**Task to carry out:** Your task is to transcribe all of the data below exactly, omitting the images.

<<<<

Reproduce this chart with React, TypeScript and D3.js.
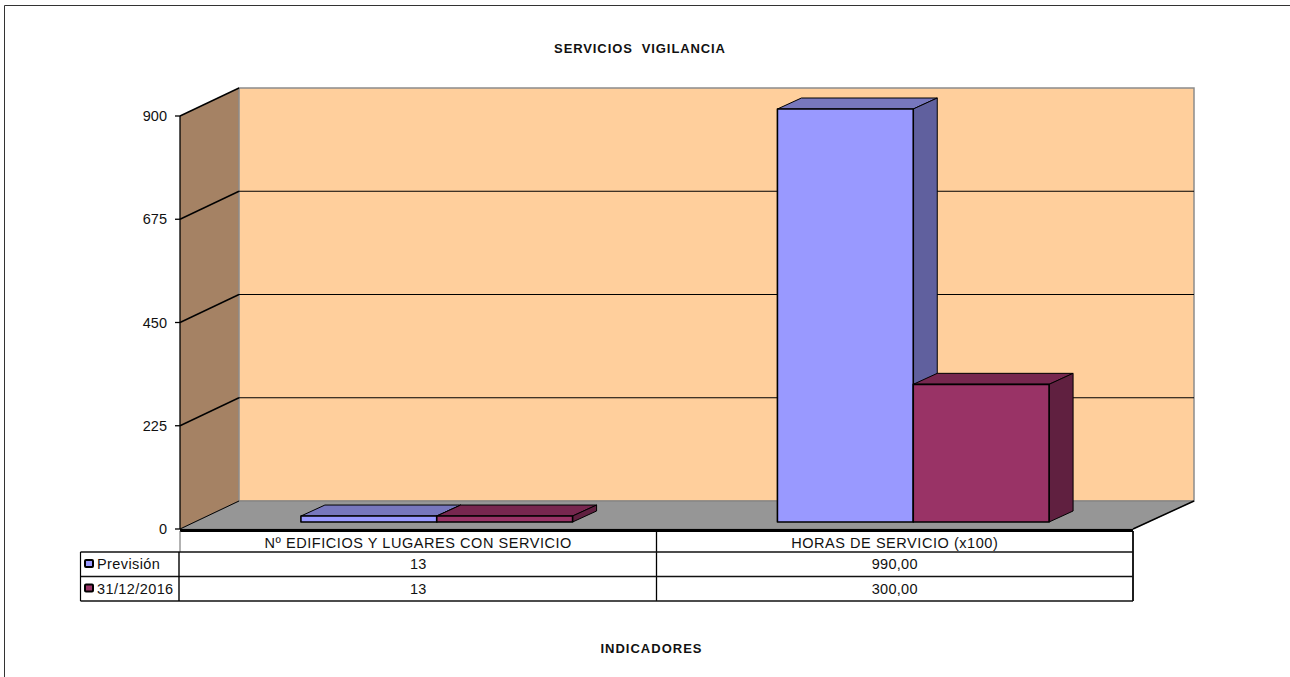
import { useMemo } from "react";
import * as d3 from "d3";

const title = "SERVICIOS  VIGILANCIA";
const xTitle = "INDICADORES";
const categories = ["Nº EDIFICIOS Y LUGARES CON SERVICIO", "HORAS DE SERVICIO (x100)"];
const seriesNames = ["Previsión", "31/12/2016"];
const previsionValues = [13, 990];
const cierreValues = [13, 300];
const previsionLabels = ["13", "990,00"];
const cierreLabels = ["13", "300,00"];
const yTicks = [0, 225, 450, 675, 900];

const seriesColors = [
	{ front: "#9999ff", top: "#7777bd", side: "#60609e", edge: "#000000" },
	{ front: "#993366", top: "#77274f", side: "#602040", edge: "#000000" },
];

const App = () => {
	// front plane of the floor and how far the back wall is pushed
	const frontLeft = 180;
	const frontRight = 1133;
	const depthX = 59;
	const depthY = 28;
	const barDepthX = 24;
	const barDepthY = 11;

	const y = useMemo(() => d3.scaleLinear().domain([0, 900]).range([529, 116]), []);
	const x0 = useMemo(
		() => d3.scaleBand<string>().domain(categories).range([frontLeft, frontRight]),
		[],
	);
	const x1 = useMemo(
		() =>
			d3
				.scaleBand<string>()
				.domain(seriesNames)
				.range([0, x0.bandwidth()])
				.paddingInner(0)
				.paddingOuter(0.754),
		[x0],
	);

	const values = [previsionValues, cierreValues];
	const rowLabels = [previsionLabels, cierreLabels];

	const poly = d3.line();
	const wallTop = y(900) - depthY;
	const wallBottom = y(0) - depthY;
	const backLeft = frontLeft + depthX;
	const backRight = frontRight + depthX + 2;

	// bars sit a little behind the front plane of the floor
	const barBase = y(0) - 7;
	const barShift = 18.5;
	const barH = (v: number) => y(0) - y(Math.min(v, 900));

	const rowY = [531, 552, 576.5, 601];
	const font = "'Liberation Sans', Arial, sans-serif";
	const tableSize = 14.5;
	const tableSpacing = 0.55;

	return (
		<svg
			width={1290}
			height={677}
			style={{ position: "absolute", left: 0, top: 0, background: "#fff" }}
			fontFamily={font}
		>
			<path d="M4.5,677V5.5H1290" fill="none" stroke="#333" strokeWidth={1} />

			<text
				x={640}
				y={53}
				textAnchor="middle"
				fontSize={13}
				fontWeight="bold"
				letterSpacing={0.9}
				xmlSpace="preserve"
				fill="#111"
			>
				{title}
			</text>

			{/* walls */}
			<path
				d={poly([
					[frontLeft, y(0)],
					[frontLeft, y(900)],
					[backLeft, wallTop],
					[backLeft, wallBottom],
				])! + "Z"}
				fill="#a58264"
			/>
			<rect
				x={backLeft}
				y={wallTop}
				width={backRight - backLeft}
				height={wallBottom - wallTop}
				fill="#ffcf9c"
				stroke="#8c8c8c"
				strokeWidth={1.5}
			/>
			<path
				d={poly([
					[frontLeft, y(0)],
					[backLeft, wallBottom],
					[backRight, wallBottom],
					[frontRight, y(0)],
				])! + "Z"}
				fill="#969696"
				stroke="#666"
				strokeWidth={0.5}
			/>
			<line x1={backRight} x2={frontRight} y1={wallBottom} y2={y(0)} stroke="#000" strokeWidth={1.5} />
			<line x1={frontLeft} x2={backLeft} y1={y(0)} y2={wallBottom} stroke="#000" strokeWidth={1} />

			{/* gridlines on both walls */}
			{yTicks.slice(1).map((t) => (
				<g key={t} stroke="#000" fill="none">
					<path
						d={
							poly([
								[frontLeft, y(t)],
								[backLeft, y(t) - depthY],
							])!
						}
						strokeWidth={1.4}
					/>
					{t < 900 && (
						<line x1={backLeft} x2={backRight} y1={y(t) - depthY} y2={y(t) - depthY} strokeWidth={1.2} />
					)}
				</g>
			))}

			{/* bars */}
			{categories.map((cat, i) =>
				seriesNames.map((name, s) => {
					const left = x0(cat)! + x1(name)! + barShift;
					const right = left + x1.bandwidth();
					const h = barH(values[s][i]);
					const top = barBase - h;
					const c = seriesColors[s];
					return (
						<g key={cat + name} stroke={c.edge} strokeWidth={1} strokeLinejoin="round">
							<path
								d={poly([
									[left, top],
									[left + barDepthX, top - barDepthY],
									[right + barDepthX, top - barDepthY],
									[right, top],
								])! + "Z"}
								fill={c.top}
							/>
							<path
								d={poly([
									[right, top],
									[right + barDepthX, top - barDepthY],
									[right + barDepthX, barBase - barDepthY],
									[right, barBase],
								])! + "Z"}
								fill={c.side}
							/>
							<rect x={left} y={top} width={x1.bandwidth()} height={h} fill={c.front} strokeWidth={1.6} />
						</g>
					);
				}),
			)}

			{/* y axis */}
			<line x1={frontLeft} x2={frontLeft} y1={y(900)} y2={y(0)} stroke="#000" strokeWidth={1.3} />
			{yTicks.map((t) => (
				<g key={t}>
					<line x1={frontLeft - 5} x2={frontLeft} y1={y(t)} y2={y(t)} stroke="#000" strokeWidth={1.3} />
					<text x={167} y={y(t) + 5} textAnchor="end" fontSize={tableSize} fill="#111">
						{t}
					</text>
				</g>
			))}

			{/* data table */}
			<line x1={frontLeft} x2={frontRight} y1={530.5} y2={530.5} stroke="#000" strokeWidth={3} />
			<line x1={frontLeft} x2={frontLeft} y1={531} y2={552} stroke="#666" />
			<line x1={frontRight} x2={frontRight} y1={531} y2={601} stroke="#000" strokeWidth={1.3} />
			{categories.map((cat) => (
				<g key={cat}>
					<line
						x1={x0(cat)! + x0.bandwidth()}
						x2={x0(cat)! + x0.bandwidth()}
						y1={531}
						y2={601}
						stroke="#000"
						strokeWidth={1.3}
					/>
					<text
						x={x0(cat)! + x0.bandwidth() / 2}
						y={548}
						textAnchor="middle"
						fontSize={tableSize}
						letterSpacing={tableSpacing}
						fill="#111"
					>
						{cat}
					</text>
				</g>
			))}
			{rowY.slice(1).map((ry) => (
				<line key={ry} x1={80.5} x2={frontRight} y1={ry} y2={ry} stroke="#111" strokeWidth={1.3} />
			))}
			<line x1={80.5} x2={80.5} y1={rowY[1]} y2={rowY[3]} stroke="#000" strokeWidth={1.2} />
			<line x1={179} x2={179} y1={rowY[1]} y2={rowY[3]} stroke="#000" strokeWidth={1.4} />
			{seriesNames.map((name, s) => (
				<g key={name}>
					<rect
						x={85}
						y={rowY[s + 1] + 8}
						width={8}
						height={7}
						rx={1}
						fill={seriesColors[s].front}
						stroke="#000"
						strokeWidth={2}
					/>
					<text x={97} y={rowY[s + 1] + 17} fontSize={tableSize} letterSpacing={0.4} fill="#111">
						{name}
					</text>
					{categories.map((cat, i) => (
						<text
							key={cat}
							x={x0(cat)! + x0.bandwidth() / 2}
							y={rowY[s + 1] + 17}
							textAnchor="middle"
							fontSize={tableSize}
							letterSpacing={0.3}
							fill="#111"
						>
							{rowLabels[s][i]}
						</text>
					))}
				</g>
			))}

			<text
				x={651.5}
				y={653}
				textAnchor="middle"
				fontSize={13}
				fontWeight="bold"
				letterSpacing={1}
				fill="#111"
			>
				{xTitle}
			</text>
		</svg>
	);
};

export default App;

>>>>

**Exercise answer:**
Reproduce this chart with React, TypeScript and D3.js.
import { useMemo } from "react";
import * as d3 from "d3";

const title = "SERVICIOS  VIGILANCIA";
const xTitle = "INDICADORES";
const categories = ["Nº EDIFICIOS Y LUGARES CON SERVICIO", "HORAS DE SERVICIO (x100)"];
const seriesNames = ["Previsión", "31/12/2016"];
const previsionValues = [13, 990];
const cierreValues = [13, 300];
const previsionLabels = ["13", "990,00"];
const cierreLabels = ["13", "300,00"];
const yTicks = [0, 225, 450, 675, 900];

const seriesColors = [
	{ front: "#9999ff", top: "#7777bd", side: "#60609e", edge: "#000000" },
	{ front: "#993366", top: "#77274f", side: "#602040", edge: "#000000" },
];

const App = () => {
	// front plane of the floor and how far the back wall is pushed
	const frontLeft = 180;
	const frontRight = 1133;
	const depthX = 59;
	const depthY = 28;
	const barDepthX = 24;
	const barDepthY = 11;

	const y = useMemo(() => d3.scaleLinear().domain([0, 900]).range([529, 116]), []);
	const x0 = useMemo(
		() => d3.scaleBand<string>().domain(categories).range([frontLeft, frontRight]),
		[],
	);
	const x1 = useMemo(
		() =>
			d3
				.scaleBand<string>()
				.domain(seriesNames)
				.range([0, x0.bandwidth()])
				.paddingInner(0)
				.paddingOuter(0.754),
		[x0],
	);

	const values = [previsionValues, cierreValues];
	const rowLabels = [previsionLabels, cierreLabels];

	const poly = d3.line();
	const wallTop = y(900) - depthY;
	const wallBottom = y(0) - depthY;
	const backLeft = frontLeft + depthX;
	const backRight = frontRight + depthX + 2;

	// bars sit a little behind the front plane of the floor
	const barBase = y(0) - 7;
	const barShift = 18.5;
	const barH = (v: number) => y(0) - y(Math.min(v, 900));

	const rowY = [531, 552, 576.5, 601];
	const font = "'Liberation Sans', Arial, sans-serif";
	const tableSize = 14.5;
	const tableSpacing = 0.55;

	return (
		<svg
			width={1290}
			height={677}
			style={{ position: "absolute", left: 0, top: 0, background: "#fff" }}
			fontFamily={font}
		>
			<path d="M4.5,677V5.5H1290" fill="none" stroke="#333" strokeWidth={1} />

			<text
				x={640}
				y={53}
				textAnchor="middle"
				fontSize={13}
				fontWeight="bold"
				letterSpacing={0.9}
				xmlSpace="preserve"
				fill="#111"
			>
				{title}
			</text>

			{/* walls */}
			<path
				d={poly([
					[frontLeft, y(0)],
					[frontLeft, y(900)],
					[backLeft, wallTop],
					[backLeft, wallBottom],
				])! + "Z"}
				fill="#a58264"
			/>
			<rect
				x={backLeft}
				y={wallTop}
				width={backRight - backLeft}
				height={wallBottom - wallTop}
				fill="#ffcf9c"
				stroke="#8c8c8c"
				strokeWidth={1.5}
			/>
			<path
				d={poly([
					[frontLeft, y(0)],
					[backLeft, wallBottom],
					[backRight, wallBottom],
					[frontRight, y(0)],
				])! + "Z"}
				fill="#969696"
				stroke="#666"
				strokeWidth={0.5}
			/>
			<line x1={backRight} x2={frontRight} y1={wallBottom} y2={y(0)} stroke="#000" strokeWidth={1.5} />
			<line x1={frontLeft} x2={backLeft} y1={y(0)} y2={wallBottom} stroke="#000" strokeWidth={1} />

			{/* gridlines on both walls */}
			{yTicks.slice(1).map((t) => (
				<g key={t} stroke="#000" fill="none">
					<path
						d={
							poly([
								[frontLeft, y(t)],
								[backLeft, y(t) - depthY],
							])!
						}
						strokeWidth={1.4}
					/>
					{t < 900 && (
						<line x1={backLeft} x2={backRight} y1={y(t) - depthY} y2={y(t) - depthY} strokeWidth={1.2} />
					)}
				</g>
			))}

			{/* bars */}
			{categories.map((cat, i) =>
				seriesNames.map((name, s) => {
					const left = x0(cat)! + x1(name)! + barShift;
					const right = left + x1.bandwidth();
					const h = barH(values[s][i]);
					const top = barBase - h;
					const c = seriesColors[s];
					return (
						<g key={cat + name} stroke={c.edge} strokeWidth={1} strokeLinejoin="round">
							<path
								d={poly([
									[left, top],
									[left + barDepthX, top - barDepthY],
									[right + barDepthX, top - barDepthY],
									[right, top],
								])! + "Z"}
								fill={c.top}
							/>
							<path
								d={poly([
									[right, top],
									[right + barDepthX, top - barDepthY],
									[right + barDepthX, barBase - barDepthY],
									[right, barBase],
								])! + "Z"}
								fill={c.side}
							/>
							<rect x={left} y={top} width={x1.bandwidth()} height={h} fill={c.front} strokeWidth={1.6} />
						</g>
					);
				}),
			)}

			{/* y axis */}
			<line x1={frontLeft} x2={frontLeft} y1={y(900)} y2={y(0)} stroke="#000" strokeWidth={1.3} />
			{yTicks.map((t) => (
				<g key={t}>
					<line x1={frontLeft - 5} x2={frontLeft} y1={y(t)} y2={y(t)} stroke="#000" strokeWidth={1.3} />
					<text x={167} y={y(t) + 5} textAnchor="end" fontSize={tableSize} fill="#111">
						{t}
					</text>
				</g>
			))}

			{/* data table */}
			<line x1={frontLeft} x2={frontRight} y1={530.5} y2={530.5} stroke="#000" strokeWidth={3} />
			<line x1={frontLeft} x2={frontLeft} y1={531} y2={552} stroke="#666" />
			<line x1={frontRight} x2={frontRight} y1={531} y2={601} stroke="#000" strokeWidth={1.3} />
			{categories.map((cat) => (
				<g key={cat}>
					<line
						x1={x0(cat)! + x0.bandwidth()}
						x2={x0(cat)! + x0.bandwidth()}
						y1={531}
						y2={601}
						stroke="#000"
						strokeWidth={1.3}
					/>
					<text
						x={x0(cat)! + x0.bandwidth() / 2}
						y={548}
						textAnchor="middle"
						fontSize={tableSize}
						letterSpacing={tableSpacing}
						fill="#111"
					>
						{cat}
					</text>
				</g>
			))}
			{rowY.slice(1).map((ry) => (
				<line key={ry} x1={80.5} x2={frontRight} y1={ry} y2={ry} stroke="#111" strokeWidth={1.3} />
			))}
			<line x1={80.5} x2={80.5} y1={rowY[1]} y2={rowY[3]} stroke="#000" strokeWidth={1.2} />
			<line x1={179} x2={179} y1={rowY[1]} y2={rowY[3]} stroke="#000" strokeWidth={1.4} />
			{seriesNames.map((name, s) => (
				<g key={name}>
					<rect
						x={85}
						y={rowY[s + 1] + 8}
						width={8}
						height={7}
						rx={1}
						fill={seriesColors[s].front}
						stroke="#000"
						strokeWidth={2}
					/>
					<text x={97} y={rowY[s + 1] + 17} fontSize={tableSize} letterSpacing={0.4} fill="#111">
						{name}
					</text>
					{categories.map((cat, i) => (
						<text
							key={cat}
							x={x0(cat)! + x0.bandwidth() / 2}
							y={rowY[s + 1] + 17}
							textAnchor="middle"
							fontSize={tableSize}
							letterSpacing={0.3}
							fill="#111"
						>
							{rowLabels[s][i]}
						</text>
					))}
				</g>
			))}

			<text
				x={651.5}
				y={653}
				textAnchor="middle"
				fontSize={13}
				fontWeight="bold"
				letterSpacing={1}
				fill="#111"
			>
				{xTitle}
			</text>
		</svg>
	);
};

export default App;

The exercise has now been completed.